Reputation: 7356
I have a Dataset with Schema as below
root
|-- collectorId: string (nullable = true)
|-- generatedAt: long (nullable = true)
|-- managedNeId: string (nullable = true)
|-- neAlert: struct (nullable = true)
| |-- advisory: array (nullable = true)
| | |-- element: struct (containsNull = true)
| | | |-- equipmentType: string (nullable = true)
| | | |-- headlineName: string (nullable = true)
| |-- fieldNotice: array (nullable = true)
| | |-- element: struct (containsNull = true)
| | | |-- caveat: string (nullable = true)
| | | |-- distributionCode: string (nullable = true)

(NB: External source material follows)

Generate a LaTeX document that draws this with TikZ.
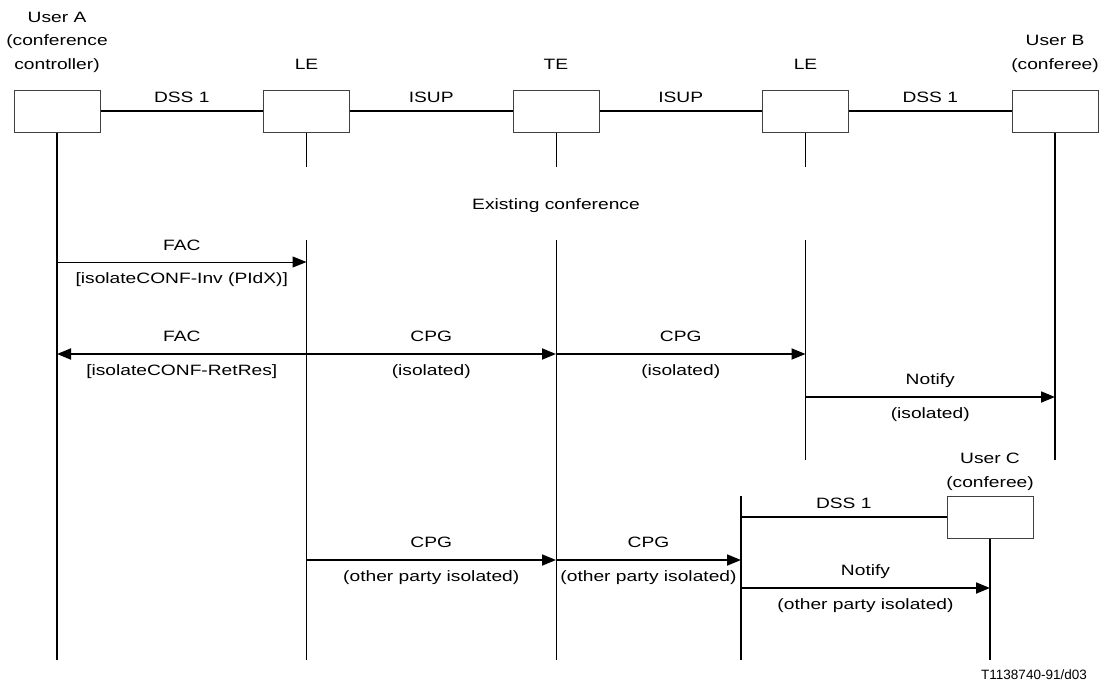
\documentclass[tikz,border=0pt]{standalone}
\usepackage{fontspec}
\setmainfont{Liberation Sans}[FakeStretch=1.28]
\newfontfamily\tagfont{Liberation Sans}
\usetikzlibrary{arrows.meta,positioning}

\begin{document}
\begin{tikzpicture}[x=1pt,y=-1pt,
    box/.style={draw=black!75,line width=1pt,minimum width=86pt,minimum height=42pt,inner sep=0pt},
    lbl/.style={align=center,inner sep=0pt,font=\fontsize{15}{23.5}\selectfont},
    msg/.style={inner sep=0pt,text height=11pt,text depth=3pt,font=\fontsize{15}{18}\selectfont},
    link/.style={line width=1.8pt},
    life/.style={line width=1.8pt},
    thinlife/.style={line width=1pt},
    sig/.style={line width=1.8pt,-{Triangle[length=14pt,width=11pt]}}]
  \useasboundingbox (0,0) rectangle (1102,688);
  \node[box] (ua) at (57,111) {};
  \node[box,right=162.5pt of ua] (le1) {};
  \node[box,right=162.5pt of le1] (te) {};
  \node[box,right=162.5pt of te] (le2) {};
  \node[box,right=162.5pt of le2] (ub) {};
  \node[box] (uc) at (990,517) {};
  \coordinate (le3) at (741,496);
  \coordinate (gap) at (0,240);
  \coordinate (half) at (0,460);
  \coordinate (bot) at (0,660);
  \node[lbl,above=17pt of ua] (uatxt) {User A\\(conference\\controller)};
  \node[lbl,above=20pt of le1] (le1txt) {LE};
  \node[lbl,above=20pt of te] (tetxt) {TE};
  \node[lbl,above=20pt of le2] (le2txt) {LE};
  \node[lbl,above=17pt of ub] (ubtxt) {User B\\(conferee)};
  \node[lbl,above=5pt of uc] (uctxt) {User C\\(conferee)};
  \draw[link] (ua) -- node[msg,above=4.5pt] (l1) {DSS 1} (le1);
  \draw[link] (le1) -- node[msg,above=4.5pt] (l2) {ISUP} (te);
  \draw[link] (te) -- node[msg,above=4.5pt] (l3) {ISUP} (le2);
  \draw[link] (le2) -- node[msg,above=4.5pt] (l4) {DSS 1} (ub);
  \draw[link] (le3 |- uc.west) -- node[msg,above=4.5pt] (l5) {DSS 1} (uc.west);
  \draw[life] (ua) -- (ua |- bot);
  \draw[life] (ub) -- (ub |- half);
  \draw[thinlife] (le1) -- ++(0,56);
  \draw[thinlife] (te) -- ++(0,56);
  \draw[thinlife] (le2) -- ++(0,56);
  \draw[thinlife] (le1 |- gap) -- (le1 |- bot);
  \draw[thinlife] (te |- gap) -- (te |- bot);
  \draw[life] (le2 |- gap) -- (le2 |- half);
  \draw[life] (le3) -- (le3 |- bot);
  \draw[life] (uc) -- (uc |- bot);
  \node[msg] (exist) at (te |- 0,205) {Existing conference};
  \draw[sig,line width=1pt] (ua |- 0,262) -- node[msg,above=8.5pt] (m1) {FAC}
    node[msg,below=10pt] (m1b) {[isolateCONF-Inv (PIdX)]} (le1 |- 0,262);
  \draw[sig] (le1 |- 0,354) -- node[msg,above=8.5pt] (m2) {FAC}
    node[msg,below=10pt] (m2b) {[isolateCONF-RetRes]} (ua |- 0,354);
  \draw[sig] (le1 |- 0,354) -- node[msg,above=8.5pt] (m3) {CPG}
    node[msg,below=10pt] (m3b) {(isolated)} (te |- 0,354);
  \draw[sig] (te |- 0,354) -- node[msg,above=8.5pt] (m4) {CPG}
    node[msg,below=10pt] (m4b) {(isolated)} (le2 |- 0,354);
  \draw[sig] (le2 |- 0,397) -- node[msg,above=8.5pt] (m5) {Notify}
    node[msg,below=10pt] (m5b) {(isolated)} (ub |- 0,397);
  \draw[sig] (le1 |- 0,560) -- node[msg,above=8.5pt] (m6) {CPG}
    node[msg,below=10pt] (m6b) {(other party isolated)} (te |- 0,560);
  \draw[sig] (te |- 0,560) -- node[msg,above=8.5pt] (m7) {CPG}
    node[msg,below=10pt] (m7b) {(other party isolated)} (le3 |- 0,560);
  \draw[sig] (le3 |- 0,588) -- node[msg,above=8.5pt] (m8) {Notify}
    node[msg,below=10pt] (m8b) {(other party isolated)} (uc |- 0,588);
  \node[font=\tagfont\fontsize{13.5}{16}\selectfont,inner sep=0pt] (tag) at (1034,675) {T1138740-91/d03};
\end{tikzpicture}
\end{document}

| |-- hwEoX: array (nullable = true)
| | |-- element: struct (containsNull = true)
| | | |-- bulletinName: string (nullable = true)
| | | |-- equipmentType: string (nullable = true)

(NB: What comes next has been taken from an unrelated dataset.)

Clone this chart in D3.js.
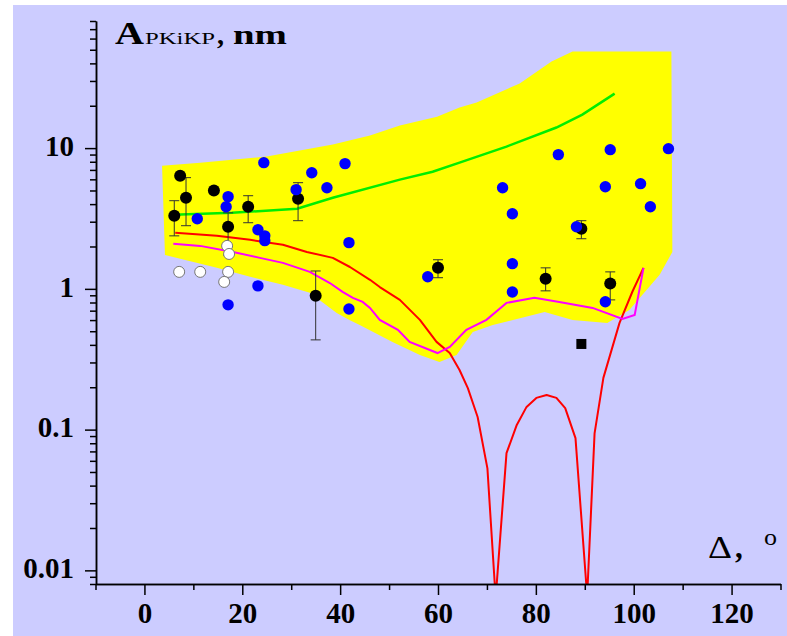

| |-- swEoX: array (nullable = true)
| | |-- element: struct (containsNull = true)
| | | |-- bulletinHeadline: string (nullable = true)
| | | |-- equipmentType: string (nullable = true)
|-- partyId: string (nullable = true)
|-- recordType: string (nullable = true)
|-- sourceNeId: string (nullable = true)
|-- sourcePartyId: string (nullable = true)
|-- sourceSubPartyId: string (nullable = true)
|-- wfid: string (nullable = true)
I want to get the fields inside the "element". In order to do this I have done an explode on the array to flatten this.
Dataset<Row> alert = spark.read().option("multiLine", true).option("mode", "PERMISSIVE").json("C:\\Users\\LearningAndDevelopment\\\\merge\\data1\\sample.json");
Seq<String> droppedColumns = scala.collection.JavaConversions.asScalaBuffer(Arrays.asList("neAlert"));
Dataset<Row> alertjson = alert.withColumn("exploded_advisory", explode(col("neAlert.advisory"))).withColumn("exploded_fn", explode(col("neAlert.fieldNotice"))).withColumn("exploded_swEoX", explode(col("neAlert.swEoX"))).withColumn("exploded_hwEox", explode(col("neAlert.hwEoX"))).drop(droppedColumns);
alertjson.printSchema();
I got the final JSON as below
root
|-- collectorId: string (nullable = true)
|-- generatedAt: long (nullable = true)
|-- managedNeId: string (nullable = true)
|-- partyId: string (nullable = true)
|-- recordType: string (nullable = true)
|-- sourceNeId: string (nullable = true)
|-- sourcePartyId: string (nullable = true)
|-- sourceSubPartyId: string (nullable = true)
|-- wfid: string (nullable = true)
|-- exploded_advisory: struct (nullable = true)
| |-- equipmentType: string (nullable = true)
| |-- headlineName: string (nullable = true)
|-- exploded_fn: struct (nullable = true)
| |-- caveat: string (nullable = true)
| |-- distributionCode: string (nullable = true)
|-- exploded_swEoX: struct (nullable = true)
| |-- bulletinHeadline: string (nullable = true)
| |-- equipmentType: string (nullable = true)
|-- exploded_hwEox: struct (nullable = true)
| |-- bulletinName: string (nullable = true)
| |-- equipmentType: string (nullable = true)
But, the above method created all duplicate records flattened with data in the first element of each JSON array. Each array can have so many elements. How can i flatten the JSON arrays without loosing the data integrity.
Upvotes: 0
Views: 2452
Reputation: 23109
You can select the nested json
with .
dot operator first and use explode
for each nested field.
Dataset<Row> alertjson = alert
.withColumn("exploded_advisory", explode(col("neAlert.advisory")))
.withColumn("exploded_fn", explode(col("neAlert.fieldNotice")))
.withColumn("exploded_swEoX", explode(col("neAlert.swEoX")))
.withColumn("exploded_hwEox", explode(col("neAlert.hwEoX")));
If you want each field explode
as individual then you have to explode separately which created multiple dataframes
// for advisory
Dataset<Row> alertjson = alert
.withColumn("exploded_advisory", explode(col("neAlert.advisory")))
DataSet<Row> fieldNorice = alert
.withColumn("exploded_fn", explode(col("neAlert.fieldNotice")))
Drop the unrequired columns and should work.
Upvotes: 1